Often in experimental studies, researchers will have participants provide responses to several different treatments.
In these types of studies, order effects refer to differences in participant responses as a result of the order in which treatments are presented to them.
For example, suppose researchers measure the percentage of free throws made by basketball players in which each player is instructed to shoot 10 free throws using a certain technique – A, B, or C – when shooting.
Here are the various orders in which players could shoot the free throws:
Regardless of whether or not one technique is better, it’s likely that players will become slightly tired or fatigued by time they use the last technique which means they’ll likely perform worst using that technique.
This is an example of an order effect. The order in which players try each technique has an effect on the percentage of free throws they make.
Types of Order Effects
There are several different types of order effects that can occur in experiments, including:
Practice Effects: Participants may become better at a certain task as they become more familiar with the testing environment. For example, participants may become faster in the latter trials of experiments that measure response time simply because they’ve had practice in previous trials.
Fatigue Effects: Participants may perform worse near the end of an experiment simply because they’ve become fatigued from performing some task over and over again.
Boredom Effects: Participants may perform worse near the end of an experiment simply because they get bored if a task is overly repetitive or long.

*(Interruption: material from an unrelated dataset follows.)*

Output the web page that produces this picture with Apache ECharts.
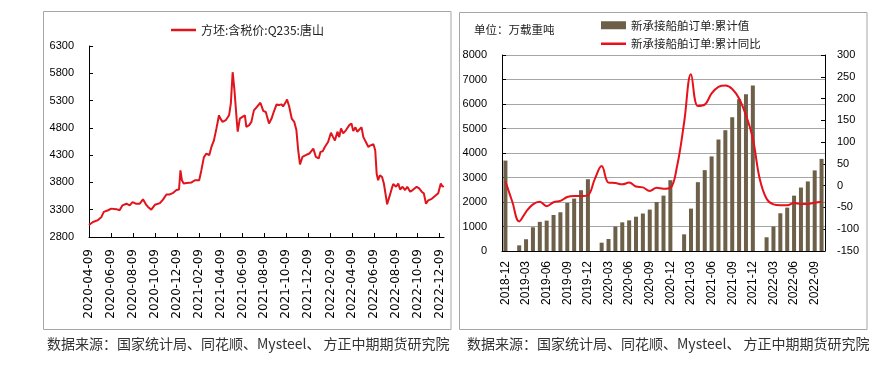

Carryover Effects: Participants may respond to treatments differently depending on the treatment they were exposed to previously. For example, in experiments in which participants have to estimate the weight of objects they are likely to be influenced by how heavy the previous object was that they esimated.
In any experiment involving repeated measurements of the same individuals, one or more of these order effects may appear which could skew the results.
How to Prevent Order Effects
Depending on the type of order effect expected to occur, researchers can take the following steps to prevent them:
Practice Effects: To prevent practice effects, researchers could give each participant some time to warm up with the task to prevent them from getting better at the task during the experiment.
Fatigue Effects: To prevent fatigue effects, researchers could make a task shorter and/or less intense to perform.
Boredom Effects: To prevent boredom effects, researchers could make a task shorter or add more variation to prevent boredom.
Carryover Effects: To prevent carryover effects, researchers could add more time in between tasks so participants aren’t influenced by their previous trial.
On Using Counterbalancing
In any experiment involving repeated measurements of the same individuals, researchers can implement counterbalancing – a technique in which every possible order of treatments is used the same number of times.
For example, in the previous basketball experiment we could have 5 players shoot free throws using the order of ABC, another 5 players shoot using the order of ACB, another 5 players shoot using the order of BCA, and so on.
By using each order the same number of times, we can “counterbalance” any order effects. The downside of this method is that it can be too time-consuming or costly to actually implement every order an equal number of times.
For example, if we have three different treatment conditions then the total number of unique orders would be 3! = 6. If we have four treatment conditions, this number jumps up to 4! = 24. If we have five treatment conditions, it becomes 5! = 120. This number can quickly become unreasonable to implement in a study.